- WHAT IS NEEDED
In the material below, please retype the lines from the very first through the one with "const rightDomain = [0, 3000];", exactly and without pictures.

┄┄┄┄┄┄┄┄┄┄

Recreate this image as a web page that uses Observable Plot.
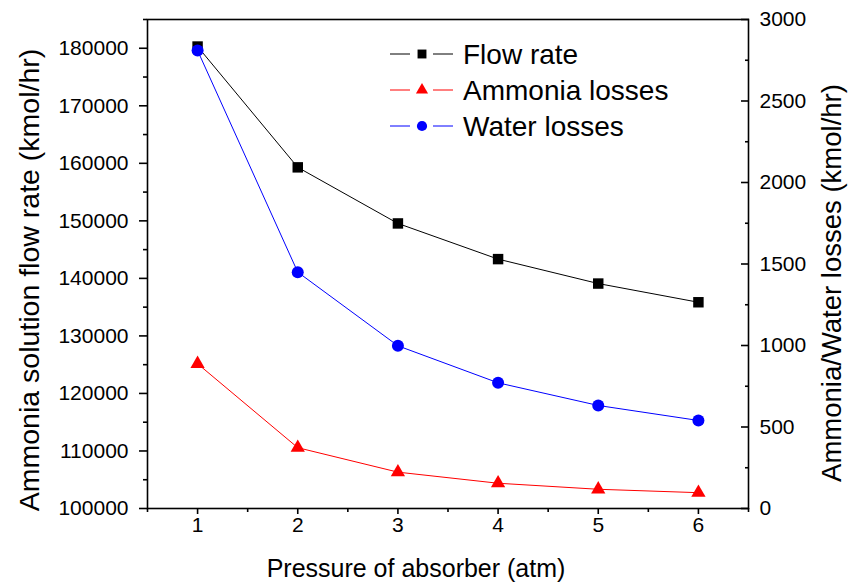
<!DOCTYPE html>
<html><head><meta charset="utf-8">
<script src="https://cdn.jsdelivr.net/npm/d3@7"></script>
<script src="https://cdn.jsdelivr.net/npm/@observablehq/plot@0.6"></script>
<style>body{margin:0;background:#fff;} svg{overflow:visible;display:block}</style>
</head><body><div id="chart"></div>
<script>
// ---- data ----
const pressure = [1, 2, 3, 4, 5, 6];
const flowRate = [180300, 159300, 149550, 143350, 139100, 135850];
const ammoniaLosses = [888, 373, 223, 155, 118, 97];
const waterLosses = [2810, 1450, 998, 771, 632, 540];

const seriesNames = ["Flow rate", "Ammonia losses", "Water losses"];
const seriesColors = ["#000000", "#ff0000", "#0000ff"];
const seriesSymbols = ["square", "triangle", "circle"];

const xTicks = [1, 2, 3, 4, 5, 6];
const xMinorTicks = [0.5, 1.5, 2.5, 3.5, 4.5, 5.5, 6.5];
const leftTicks = [100000, 110000, 120000, 130000, 140000, 150000, 160000, 170000, 180000];
const leftMinorTicks = [105000, 115000, 125000, 135000, 145000, 155000, 165000, 175000, 185000];
const rightTicks = [0, 500, 1000, 1500, 2000, 2500, 3000];
const rightMinorTicks = [250, 750, 1250, 1750, 2250, 2750];

const xDomain = [0.5, 6.5];
const leftDomain = [100000, 185000];
const rightDomain = [0, 3000];

const xTitle = "Pressure of absorber (atm)";
const leftTitle = "Ammonia solution flow rate (kmol/hr)";
const rightTitle = "Ammonia/Water losses (kmol/hr)";

// map right-axis values onto the left scale
const k = (leftDomain[1] - leftDomain[0]) / (rightDomain[1] - rightDomain[0]);
const toLeft = v => leftDomain[0] + (v - rightDomain[0]) * k;
const fromLeft = d => Math.round(rightDomain[0] + (d - leftDomain[0]) / k);

const flowData = pressure.map((p, i) => ({p, v: flowRate[i]}));
const ammData = pressure.map((p, i) => ({p, v: toLeft(ammoniaLosses[i])}));
const watData = pressure.map((p, i) => ({p, v: toLeft(waterLosses[i])}));
const allSeries = [flowData, ammData, watData];

const font = "'Liberation Sans', Arial, Helvetica, sans-serif";
const symR = {square: 5.9, triangle: 5.3, circle: 6};

const marks = [
  Plot.frame({stroke: "black", strokeWidth: 1.6}),
  Plot.axisX(xTicks, {tickSize: 6, tickPadding: 3, label: null, strokeWidth: 1.6, tickFormat: d => String(d)}),
  Plot.axisX(xMinorTicks, {tickSize: 4, label: null, strokeWidth: 1.6, tickFormat: () => ""}),
  Plot.axisY(leftTicks, {tickSize: 8, tickPadding: 11, label: null, strokeWidth: 1.6, tickFormat: d => String(d)}),
  Plot.axisY(leftMinorTicks, {tickSize: 4, label: null, strokeWidth: 1.6, tickFormat: () => ""}),
  Plot.axisY(rightTicks.map(toLeft), {anchor: "right", tickSize: -8, tickPadding: 19, label: null, strokeWidth: 1.6, tickFormat: d => String(fromLeft(d))}),
  Plot.axisY(rightMinorTicks.map(toLeft), {anchor: "right", tickSize: -4, label: null, strokeWidth: 1.6, tickFormat: () => ""})
];
allSeries.forEach((data, i) => {
  marks.push(Plot.line(data, {x: "p", y: "v", stroke: seriesColors[i], strokeWidth: 1}));
});
allSeries.forEach((data, i) => {
  marks.push(Plot.dot(data, {x: "p", y: "v", symbol: seriesSymbols[i], r: symR[seriesSymbols[i]], fill: seriesColors[i], stroke: "none"}));
});

const svgEl = Plot.plot({
  width: 848, height: 583,
  marginLeft: 147, marginRight: 100, marginTop: 19, marginBottom: 75,
  style: {fontFamily: font, fontSize: "21px", color: "black", background: "white"},
  x: {domain: xDomain, label: null},
  y: {domain: leftDomain, label: null},
  marks
});
document.getElementById("chart").appendChild(svgEl);

const svg = d3.select(svgEl);
// axis titles
svg.append("text").attr("transform", "translate(39,280) rotate(-90)")
  .attr("text-anchor", "middle").attr("font-size", 28.5).attr("font-family", font).attr("fill", "black").text(leftTitle);
svg.append("text").attr("transform", "translate(841,283) rotate(-90)")
  .attr("text-anchor", "middle").attr("font-size", 27.5).attr("font-family", font).attr("fill", "black").text(rightTitle);
svg.append("text").attr("x", 416).attr("y", 577)
  .attr("text-anchor", "middle").attr("font-size", 25).attr("font-family", font).attr("fill", "black").text(xTitle);

// legend
const symMap = {square: d3.symbolSquare, triangle: d3.symbolTriangle, circle: d3.symbolCircle};
const rowsY = [54, 90, 126];
const lg = svg.append("g");
seriesNames.forEach((name, i) => {
  const y = rowsY[i];
  lg.append("line").attr("x1", 390).attr("x2", 410).attr("y1", y).attr("y2", y).attr("stroke", seriesColors[i]).attr("stroke-width", 1);
  lg.append("line").attr("x1", 433).attr("x2", 453).attr("y1", y).attr("y2", y).attr("stroke", seriesColors[i]).attr("stroke-width", 1);
  const r = symR[seriesSymbols[i]] * 0.85;
  lg.append("path").attr("transform", `translate(422,${y})`)
    .attr("d", d3.symbol(symMap[seriesSymbols[i]], Math.PI * r * r)()).attr("fill", seriesColors[i]);
  lg.append("text").attr("x", 463).attr("y", y + 10).attr("text-anchor", "start")
    .attr("font-size", 28).attr("font-family", font).attr("fill", "black").text(name);
});
</script>
</body></html>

┄┄┄┄┄┄┄┄┄┄

- COMPLETE ANSWER
Recreate this image as a web page that uses Observable Plot.
<!DOCTYPE html>
<html><head><meta charset="utf-8">
<script src="https://cdn.jsdelivr.net/npm/d3@7"></script>
<script src="https://cdn.jsdelivr.net/npm/@observablehq/plot@0.6"></script>
<style>body{margin:0;background:#fff;} svg{overflow:visible;display:block}</style>
</head><body><div id="chart"></div>
<script>
// ---- data ----
const pressure = [1, 2, 3, 4, 5, 6];
const flowRate = [180300, 159300, 149550, 143350, 139100, 135850];
const ammoniaLosses = [888, 373, 223, 155, 118, 97];
const waterLosses = [2810, 1450, 998, 771, 632, 540];

const seriesNames = ["Flow rate", "Ammonia losses", "Water losses"];
const seriesColors = ["#000000", "#ff0000", "#0000ff"];
const seriesSymbols = ["square", "triangle", "circle"];

const xTicks = [1, 2, 3, 4, 5, 6];
const xMinorTicks = [0.5, 1.5, 2.5, 3.5, 4.5, 5.5, 6.5];
const leftTicks = [100000, 110000, 120000, 130000, 140000, 150000, 160000, 170000, 180000];
const leftMinorTicks = [105000, 115000, 125000, 135000, 145000, 155000, 165000, 175000, 185000];
const rightTicks = [0, 500, 1000, 1500, 2000, 2500, 3000];
const rightMinorTicks = [250, 750, 1250, 1750, 2250, 2750];

const xDomain = [0.5, 6.5];
const leftDomain = [100000, 185000];
const rightDomain = [0, 3000];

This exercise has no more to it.